── Recorded information ──
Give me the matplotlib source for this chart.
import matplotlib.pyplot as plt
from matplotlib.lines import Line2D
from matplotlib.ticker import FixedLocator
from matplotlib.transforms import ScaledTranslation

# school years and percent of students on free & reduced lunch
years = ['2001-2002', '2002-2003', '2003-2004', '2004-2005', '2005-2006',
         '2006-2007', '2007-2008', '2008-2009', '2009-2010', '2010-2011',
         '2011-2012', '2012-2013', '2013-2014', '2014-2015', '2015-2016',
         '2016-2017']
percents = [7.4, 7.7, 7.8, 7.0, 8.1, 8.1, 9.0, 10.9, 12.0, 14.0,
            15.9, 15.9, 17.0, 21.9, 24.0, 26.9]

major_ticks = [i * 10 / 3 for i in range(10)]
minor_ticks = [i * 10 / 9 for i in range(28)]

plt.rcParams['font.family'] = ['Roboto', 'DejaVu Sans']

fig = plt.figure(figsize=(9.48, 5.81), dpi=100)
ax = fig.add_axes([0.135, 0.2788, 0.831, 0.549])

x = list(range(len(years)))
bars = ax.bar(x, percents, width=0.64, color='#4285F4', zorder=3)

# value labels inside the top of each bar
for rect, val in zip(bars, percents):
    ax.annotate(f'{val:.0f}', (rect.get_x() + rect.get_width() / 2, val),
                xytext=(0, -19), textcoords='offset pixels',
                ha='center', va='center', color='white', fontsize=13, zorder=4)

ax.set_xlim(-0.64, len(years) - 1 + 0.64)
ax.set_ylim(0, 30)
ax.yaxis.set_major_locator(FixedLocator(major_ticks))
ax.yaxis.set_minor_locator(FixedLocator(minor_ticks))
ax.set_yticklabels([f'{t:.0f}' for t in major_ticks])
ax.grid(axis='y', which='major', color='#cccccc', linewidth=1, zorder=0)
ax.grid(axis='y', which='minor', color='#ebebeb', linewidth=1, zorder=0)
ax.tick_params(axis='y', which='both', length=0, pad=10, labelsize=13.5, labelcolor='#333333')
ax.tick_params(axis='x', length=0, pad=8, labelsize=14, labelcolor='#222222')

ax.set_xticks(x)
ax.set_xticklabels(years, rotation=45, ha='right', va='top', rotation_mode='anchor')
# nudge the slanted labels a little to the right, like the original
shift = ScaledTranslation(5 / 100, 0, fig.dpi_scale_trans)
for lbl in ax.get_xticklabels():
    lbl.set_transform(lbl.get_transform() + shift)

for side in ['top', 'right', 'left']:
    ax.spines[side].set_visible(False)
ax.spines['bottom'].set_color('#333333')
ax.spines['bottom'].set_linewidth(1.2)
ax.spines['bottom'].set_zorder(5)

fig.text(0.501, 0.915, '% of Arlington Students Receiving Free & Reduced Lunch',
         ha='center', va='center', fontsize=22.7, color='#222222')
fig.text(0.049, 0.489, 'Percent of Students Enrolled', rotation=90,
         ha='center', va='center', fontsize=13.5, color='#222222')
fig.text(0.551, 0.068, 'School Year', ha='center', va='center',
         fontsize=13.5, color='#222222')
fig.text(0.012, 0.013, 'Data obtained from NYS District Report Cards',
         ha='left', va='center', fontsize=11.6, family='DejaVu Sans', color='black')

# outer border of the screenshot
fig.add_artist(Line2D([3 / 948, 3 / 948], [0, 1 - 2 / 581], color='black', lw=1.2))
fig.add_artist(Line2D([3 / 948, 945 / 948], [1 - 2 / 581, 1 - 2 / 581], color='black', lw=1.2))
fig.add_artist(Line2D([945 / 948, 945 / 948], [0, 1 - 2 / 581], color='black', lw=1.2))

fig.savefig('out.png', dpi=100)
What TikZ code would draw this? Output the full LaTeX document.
───
__Instructions for the task__
Print the records once more, exactly as they were given.

__Complete answer__
Give me the matplotlib source for this chart.
import matplotlib.pyplot as plt
from matplotlib.lines import Line2D
from matplotlib.ticker import FixedLocator
from matplotlib.transforms import ScaledTranslation

# school years and percent of students on free & reduced lunch
years = ['2001-2002', '2002-2003', '2003-2004', '2004-2005', '2005-2006',
         '2006-2007', '2007-2008', '2008-2009', '2009-2010', '2010-2011',
         '2011-2012', '2012-2013', '2013-2014', '2014-2015', '2015-2016',
         '2016-2017']
percents = [7.4, 7.7, 7.8, 7.0, 8.1, 8.1, 9.0, 10.9, 12.0, 14.0,
            15.9, 15.9, 17.0, 21.9, 24.0, 26.9]

major_ticks = [i * 10 / 3 for i in range(10)]
minor_ticks = [i * 10 / 9 for i in range(28)]

plt.rcParams['font.family'] = ['Roboto', 'DejaVu Sans']

fig = plt.figure(figsize=(9.48, 5.81), dpi=100)
ax = fig.add_axes([0.135, 0.2788, 0.831, 0.549])

x = list(range(len(years)))
bars = ax.bar(x, percents, width=0.64, color='#4285F4', zorder=3)

# value labels inside the top of each bar
for rect, val in zip(bars, percents):
    ax.annotate(f'{val:.0f}', (rect.get_x() + rect.get_width() / 2, val),
                xytext=(0, -19), textcoords='offset pixels',
                ha='center', va='center', color='white', fontsize=13, zorder=4)

ax.set_xlim(-0.64, len(years) - 1 + 0.64)
ax.set_ylim(0, 30)
ax.yaxis.set_major_locator(FixedLocator(major_ticks))
ax.yaxis.set_minor_locator(FixedLocator(minor_ticks))
ax.set_yticklabels([f'{t:.0f}' for t in major_ticks])
ax.grid(axis='y', which='major', color='#cccccc', linewidth=1, zorder=0)
ax.grid(axis='y', which='minor', color='#ebebeb', linewidth=1, zorder=0)
ax.tick_params(axis='y', which='both', length=0, pad=10, labelsize=13.5, labelcolor='#333333')
ax.tick_params(axis='x', length=0, pad=8, labelsize=14, labelcolor='#222222')

ax.set_xticks(x)
ax.set_xticklabels(years, rotation=45, ha='right', va='top', rotation_mode='anchor')
# nudge the slanted labels a little to the right, like the original
shift = ScaledTranslation(5 / 100, 0, fig.dpi_scale_trans)
for lbl in ax.get_xticklabels():
    lbl.set_transform(lbl.get_transform() + shift)

for side in ['top', 'right', 'left']:
    ax.spines[side].set_visible(False)
ax.spines['bottom'].set_color('#333333')
ax.spines['bottom'].set_linewidth(1.2)
ax.spines['bottom'].set_zorder(5)

fig.text(0.501, 0.915, '% of Arlington Students Receiving Free & Reduced Lunch',
         ha='center', va='center', fontsize=22.7, color='#222222')
fig.text(0.049, 0.489, 'Percent of Students Enrolled', rotation=90,
         ha='center', va='center', fontsize=13.5, color='#222222')
fig.text(0.551, 0.068, 'School Year', ha='center', va='center',
         fontsize=13.5, color='#222222')
fig.text(0.012, 0.013, 'Data obtained from NYS District Report Cards',
         ha='left', va='center', fontsize=11.6, family='DejaVu Sans', color='black')

# outer border of the screenshot
fig.add_artist(Line2D([3 / 948, 3 / 948], [0, 1 - 2 / 581], color='black', lw=1.2))
fig.add_artist(Line2D([3 / 948, 945 / 948], [1 - 2 / 581, 1 - 2 / 581], color='black', lw=1.2))
fig.add_artist(Line2D([945 / 948, 945 / 948], [0, 1 - 2 / 581], color='black', lw=1.2))

fig.savefig('out.png', dpi=100)
What TikZ code would draw this? Output the full LaTeX document.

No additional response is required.